### CHALLENGE
Reproduce the listing below in full and without alteration, apart from its pictures.

— START —

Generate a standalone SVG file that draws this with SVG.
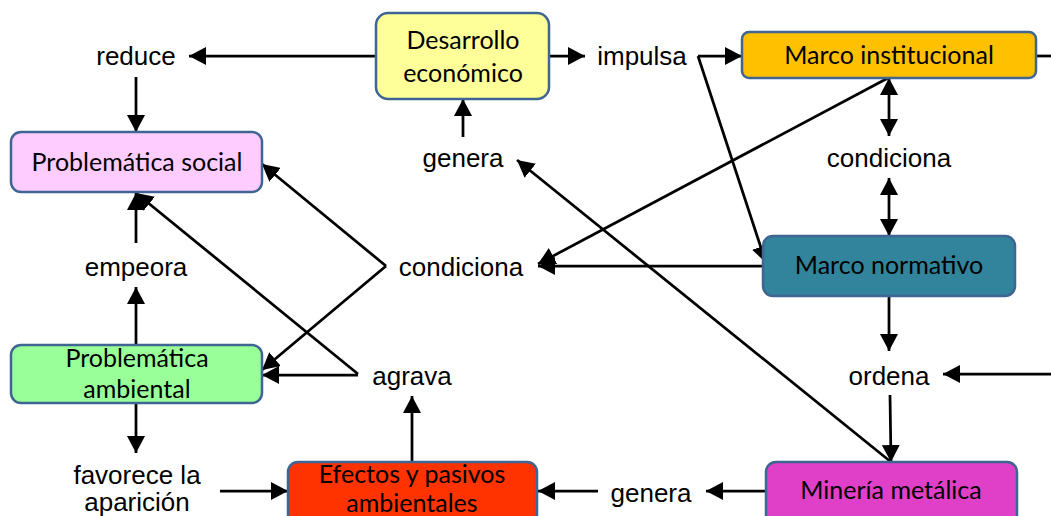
<svg xmlns="http://www.w3.org/2000/svg" width="1051" height="516" viewBox="0 0 1051 516">
<defs>
<marker id="ah" markerUnits="userSpaceOnUse" markerWidth="18" markerHeight="18" refX="17" refY="9" orient="auto-start-reverse" viewBox="0 0 18 18">
<path d="M0,0 L17,9 L0,18 z" fill="#000"/>
</marker>
<style>
.node rect{stroke:#3f6592;stroke-width:2.5}
.nt{font-family:Lato,"Liberation Sans",sans-serif;font-size:25px;fill:#000;text-anchor:middle}
.lbl{font-family:"Liberation Sans",Arial,sans-serif;font-size:26px;fill:#000;text-anchor:middle}
.c path,.c line{stroke:#000;stroke-width:2.75;fill:none}
.a{marker-end:url(#ah)}
.d{marker-start:url(#ah);marker-end:url(#ah)}
</style>
</defs>
<rect width="1051" height="516" fill="#fff"/>
<g class="c" id="connectors">
<line class="a" x1="376" y1="56" x2="189" y2="56"/>
<line class="a" x1="136" y1="77" x2="136" y2="132"/>
<line class="a" x1="550" y1="56" x2="585" y2="56"/>
<line class="a" x1="698" y1="56" x2="742" y2="56"/>
<line class="a" x1="698" y1="56" x2="766" y2="263"/>
<line x1="1036" y1="56" x2="1051" y2="56"/>
<line class="d" x1="889" y1="78" x2="889" y2="136"/>
<line class="d" x1="889" y1="178" x2="889" y2="236"/>
<line class="a" x1="888" y1="78" x2="538" y2="264"/>
<line class="a" x1="763" y1="266" x2="538" y2="266"/>
<line class="a" x1="889" y1="296" x2="889" y2="351"/>
<line class="a" x1="1051" y1="374" x2="943" y2="374"/>
<line class="a" x1="890" y1="395" x2="891" y2="462"/>
<line class="a" x1="891" y1="462" x2="517" y2="160"/>
<line class="a" x1="463" y1="137" x2="463" y2="99"/>
<line class="a" x1="766" y1="491" x2="706" y2="491"/>
<line class="a" x1="598" y1="491" x2="538" y2="491"/>
<line class="a" x1="412" y1="462" x2="412" y2="396"/>
<line class="a" x1="358" y1="374" x2="136" y2="193"/>
<line class="a" x1="358" y1="375" x2="262" y2="375"/>
<line class="a" x1="386" y1="266" x2="262" y2="164"/>
<line class="a" x1="386" y1="266" x2="262" y2="370"/>
<line class="a" x1="136" y1="345" x2="136" y2="287"/>
<line class="a" x1="136" y1="243" x2="136" y2="193"/>
<line class="a" x1="136" y1="403" x2="136" y2="453"/>
<line class="a" x1="220" y1="491" x2="288" y2="491"/>
</g>
<g class="node" id="desarrollo">
<rect x="376" y="13" width="173" height="86" rx="12" fill="#ffff99"/>
<text class="nt" x="463" y="49">Desarrollo</text>
<text class="nt" x="463" y="82">económico</text>
</g>
<g class="node" id="prob-social">
<rect x="11" y="132" width="251" height="60" rx="10" fill="#ffccff"/>
<text class="nt" x="137" y="171">Problemática social</text>
</g>
<g class="node" id="prob-ambiental">
<rect x="11" y="345" width="251" height="58" rx="10" fill="#99ff99"/>
<text class="nt" x="137" y="367">Problemática</text>
<text class="nt" x="137" y="398">ambiental</text>
</g>
<g class="node" id="marco-inst">
<rect x="742" y="32" width="294" height="46" rx="7" fill="#ffc000"/>
<text class="nt" x="889" y="64">Marco institucional</text>
</g>
<g class="node" id="marco-norm">
<rect x="763" y="236" width="252" height="60" rx="10" fill="#31849b"/>
<text class="nt" x="889" y="274">Marco normativo</text>
</g>
<g class="node" id="mineria">
<rect x="766" y="462" width="251" height="70" rx="10" fill="#e040c8"/>
<text class="nt" x="891" y="499">Minería metálica</text>
</g>
<g class="node" id="efectos">
<rect x="288" y="462" width="249" height="70" rx="10" fill="#ff3300"/>
<text class="nt" x="412" y="483">Efectos y pasivos</text>
<text class="nt" x="412" y="512">ambientales</text>
</g>
<g id="labels">
<text class="lbl" x="136" y="65">reduce</text>
<text class="lbl" x="642" y="65">impulsa</text>
<text class="lbl" x="463" y="167">genera</text>
<text class="lbl" x="889" y="167">condiciona</text>
<text class="lbl" x="461" y="276">condiciona</text>
<text class="lbl" x="136" y="276">empeora</text>
<text class="lbl" x="412" y="385">agrava</text>
<text class="lbl" x="889" y="385">ordena</text>
<text class="lbl" x="137" y="484">favorece la</text>
<text class="lbl" x="137" y="511">aparición</text>
<text class="lbl" x="651" y="502">genera</text>
</g>
</svg>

— END —

### CORRECT OUTPUT
Generate a standalone SVG file that draws this with SVG.
<svg xmlns="http://www.w3.org/2000/svg" width="1051" height="516" viewBox="0 0 1051 516">
<defs>
<marker id="ah" markerUnits="userSpaceOnUse" markerWidth="18" markerHeight="18" refX="17" refY="9" orient="auto-start-reverse" viewBox="0 0 18 18">
<path d="M0,0 L17,9 L0,18 z" fill="#000"/>
</marker>
<style>
.node rect{stroke:#3f6592;stroke-width:2.5}
.nt{font-family:Lato,"Liberation Sans",sans-serif;font-size:25px;fill:#000;text-anchor:middle}
.lbl{font-family:"Liberation Sans",Arial,sans-serif;font-size:26px;fill:#000;text-anchor:middle}
.c path,.c line{stroke:#000;stroke-width:2.75;fill:none}
.a{marker-end:url(#ah)}
.d{marker-start:url(#ah);marker-end:url(#ah)}
</style>
</defs>
<rect width="1051" height="516" fill="#fff"/>
<g class="c" id="connectors">
<line class="a" x1="376" y1="56" x2="189" y2="56"/>
<line class="a" x1="136" y1="77" x2="136" y2="132"/>
<line class="a" x1="550" y1="56" x2="585" y2="56"/>
<line class="a" x1="698" y1="56" x2="742" y2="56"/>
<line class="a" x1="698" y1="56" x2="766" y2="263"/>
<line x1="1036" y1="56" x2="1051" y2="56"/>
<line class="d" x1="889" y1="78" x2="889" y2="136"/>
<line class="d" x1="889" y1="178" x2="889" y2="236"/>
<line class="a" x1="888" y1="78" x2="538" y2="264"/>
<line class="a" x1="763" y1="266" x2="538" y2="266"/>
<line class="a" x1="889" y1="296" x2="889" y2="351"/>
<line class="a" x1="1051" y1="374" x2="943" y2="374"/>
<line class="a" x1="890" y1="395" x2="891" y2="462"/>
<line class="a" x1="891" y1="462" x2="517" y2="160"/>
<line class="a" x1="463" y1="137" x2="463" y2="99"/>
<line class="a" x1="766" y1="491" x2="706" y2="491"/>
<line class="a" x1="598" y1="491" x2="538" y2="491"/>
<line class="a" x1="412" y1="462" x2="412" y2="396"/>
<line class="a" x1="358" y1="374" x2="136" y2="193"/>
<line class="a" x1="358" y1="375" x2="262" y2="375"/>
<line class="a" x1="386" y1="266" x2="262" y2="164"/>
<line class="a" x1="386" y1="266" x2="262" y2="370"/>
<line class="a" x1="136" y1="345" x2="136" y2="287"/>
<line class="a" x1="136" y1="243" x2="136" y2="193"/>
<line class="a" x1="136" y1="403" x2="136" y2="453"/>
<line class="a" x1="220" y1="491" x2="288" y2="491"/>
</g>
<g class="node" id="desarrollo">
<rect x="376" y="13" width="173" height="86" rx="12" fill="#ffff99"/>
<text class="nt" x="463" y="49">Desarrollo</text>
<text class="nt" x="463" y="82">económico</text>
</g>
<g class="node" id="prob-social">
<rect x="11" y="132" width="251" height="60" rx="10" fill="#ffccff"/>
<text class="nt" x="137" y="171">Problemática social</text>
</g>
<g class="node" id="prob-ambiental">
<rect x="11" y="345" width="251" height="58" rx="10" fill="#99ff99"/>
<text class="nt" x="137" y="367">Problemática</text>
<text class="nt" x="137" y="398">ambiental</text>
</g>
<g class="node" id="marco-inst">
<rect x="742" y="32" width="294" height="46" rx="7" fill="#ffc000"/>
<text class="nt" x="889" y="64">Marco institucional</text>
</g>
<g class="node" id="marco-norm">
<rect x="763" y="236" width="252" height="60" rx="10" fill="#31849b"/>
<text class="nt" x="889" y="274">Marco normativo</text>
</g>
<g class="node" id="mineria">
<rect x="766" y="462" width="251" height="70" rx="10" fill="#e040c8"/>
<text class="nt" x="891" y="499">Minería metálica</text>
</g>
<g class="node" id="efectos">
<rect x="288" y="462" width="249" height="70" rx="10" fill="#ff3300"/>
<text class="nt" x="412" y="483">Efectos y pasivos</text>
<text class="nt" x="412" y="512">ambientales</text>
</g>
<g id="labels">
<text class="lbl" x="136" y="65">reduce</text>
<text class="lbl" x="642" y="65">impulsa</text>
<text class="lbl" x="463" y="167">genera</text>
<text class="lbl" x="889" y="167">condiciona</text>
<text class="lbl" x="461" y="276">condiciona</text>
<text class="lbl" x="136" y="276">empeora</text>
<text class="lbl" x="412" y="385">agrava</text>
<text class="lbl" x="889" y="385">ordena</text>
<text class="lbl" x="137" y="484">favorece la</text>
<text class="lbl" x="137" y="511">aparición</text>
<text class="lbl" x="651" y="502">genera</text>
</g>
</svg>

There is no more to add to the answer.